— Task —
What follows is a set of entries. Give them again exactly, without the pictures.

— Records shown —
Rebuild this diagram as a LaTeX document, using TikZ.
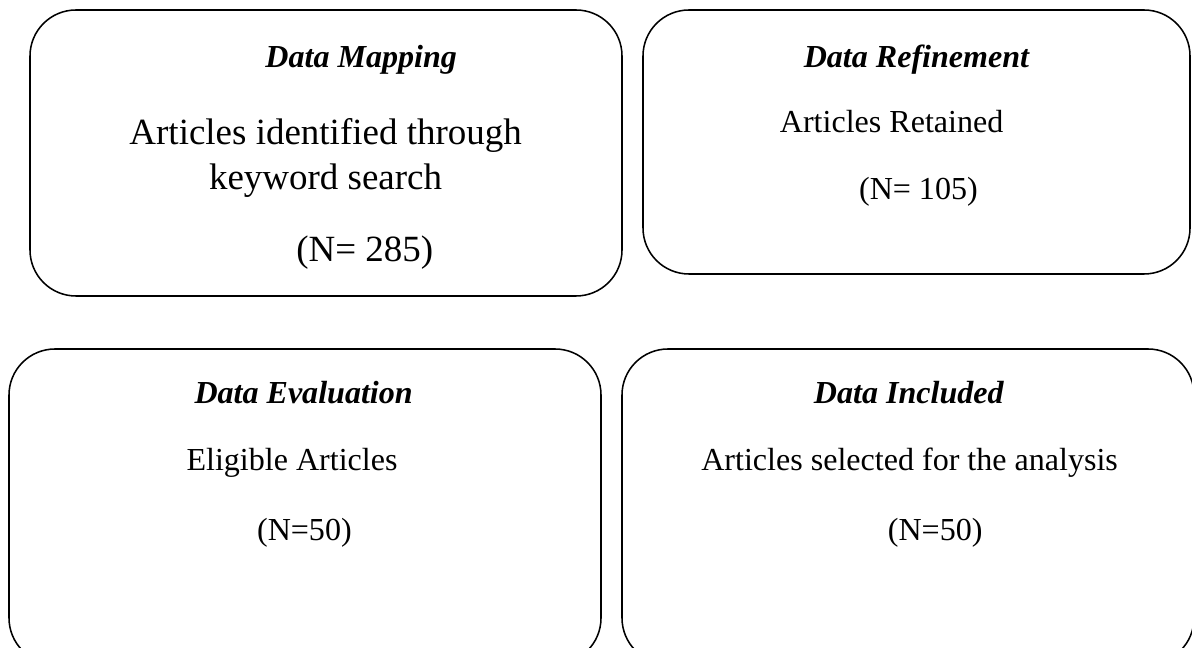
\documentclass[tikz,border=0pt]{standalone}
\usepackage{fontspec}
\setmainfont{Liberation Serif}
\tikzset{
  box/.style={line width=1.1pt, rounded corners=1.15cm},
  head/.style={font=\fontsize{22.8}{27}\selectfont\bfseries\itshape},
  txt/.style={font=\fontsize{22.8}{27}\selectfont},
  big/.style={font=\fontsize{26.3}{32}\selectfont, align=center}
}
\begin{document}
\begin{tikzpicture}
\useasboundingbox (0,0) rectangle (29.8,16.2);
\clip (0,0) rectangle (29.8,16.2);

% boxes
\draw[box] (0.75,8.8) rectangle (15.55,15.95);
\draw[box] (16.075,9.35) rectangle (29.75,15.95);
\draw[box] (0.225,-0.4) rectangle (15.025,7.475);
\draw[box] (15.55,-0.4) rectangle (29.85,7.475);

% mapping
\node[head] (maphead) at (9.03,14.7) {Data Mapping};
\node[big] (maptxt) at (8.14,12.26) {Articles identified through\\keyword search};
\node[big] (mapn) at (9.12,9.875) {(N= 285)};

% refinement
\node[head] (refhead) at (22.91,14.7) {Data Refinement};
\node[txt] (reftxt) at (22.29,13.15) {Articles Retained};
\node[txt] (refn) at (22.96,11.4) {(N= 105)};

% evaluation
\node[head] (evalhead) at (7.59,6.375) {Data Evaluation};
\node[txt] (evaltxt) at (7.3,4.625) {Eligible Articles};
\node[txt] (evaln) at (7.61,2.875) {(N=50)};

% included
\node[head] (inclhead) at (22.72,6.375) {Data Included};
\node[txt] (incltxt) at (22.74,4.625) {Articles selected for the analysis};
\node[txt] (incln) at (23.38,2.875) {(N=50)};
\end{tikzpicture}
\end{document}
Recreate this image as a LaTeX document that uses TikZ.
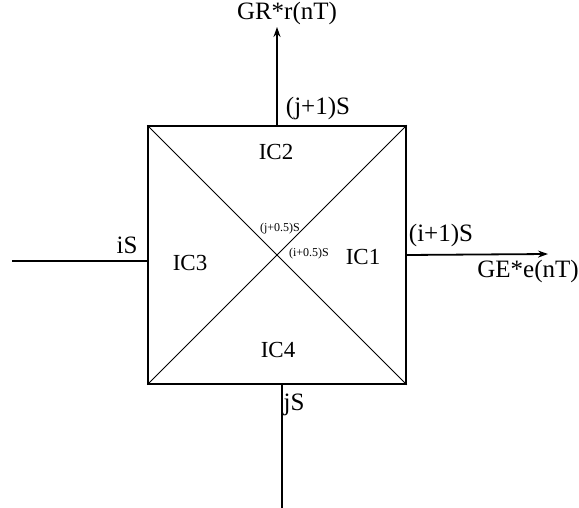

— Finished answer —
Rebuild this diagram as a LaTeX document, using TikZ.
\documentclass[tikz,border=0pt]{standalone}
\usepackage{fontspec}
\setmainfont{Liberation Serif}
\tikzset{
  box/.style={line width=1.1pt, rounded corners=1.15cm},
  head/.style={font=\fontsize{22.8}{27}\selectfont\bfseries\itshape},
  txt/.style={font=\fontsize{22.8}{27}\selectfont},
  big/.style={font=\fontsize{26.3}{32}\selectfont, align=center}
}
\begin{document}
\begin{tikzpicture}
\useasboundingbox (0,0) rectangle (29.8,16.2);
\clip (0,0) rectangle (29.8,16.2);

% boxes
\draw[box] (0.75,8.8) rectangle (15.55,15.95);
\draw[box] (16.075,9.35) rectangle (29.75,15.95);
\draw[box] (0.225,-0.4) rectangle (15.025,7.475);
\draw[box] (15.55,-0.4) rectangle (29.85,7.475);

% mapping
\node[head] (maphead) at (9.03,14.7) {Data Mapping};
\node[big] (maptxt) at (8.14,12.26) {Articles identified through\\keyword search};
\node[big] (mapn) at (9.12,9.875) {(N= 285)};

% refinement
\node[head] (refhead) at (22.91,14.7) {Data Refinement};
\node[txt] (reftxt) at (22.29,13.15) {Articles Retained};
\node[txt] (refn) at (22.96,11.4) {(N= 105)};

% evaluation
\node[head] (evalhead) at (7.59,6.375) {Data Evaluation};
\node[txt] (evaltxt) at (7.3,4.625) {Eligible Articles};
\node[txt] (evaln) at (7.61,2.875) {(N=50)};

% included
\node[head] (inclhead) at (22.72,6.375) {Data Included};
\node[txt] (incltxt) at (22.74,4.625) {Articles selected for the analysis};
\node[txt] (incln) at (23.38,2.875) {(N=50)};
\end{tikzpicture}
\end{document}
Recreate this image as a LaTeX document that uses TikZ.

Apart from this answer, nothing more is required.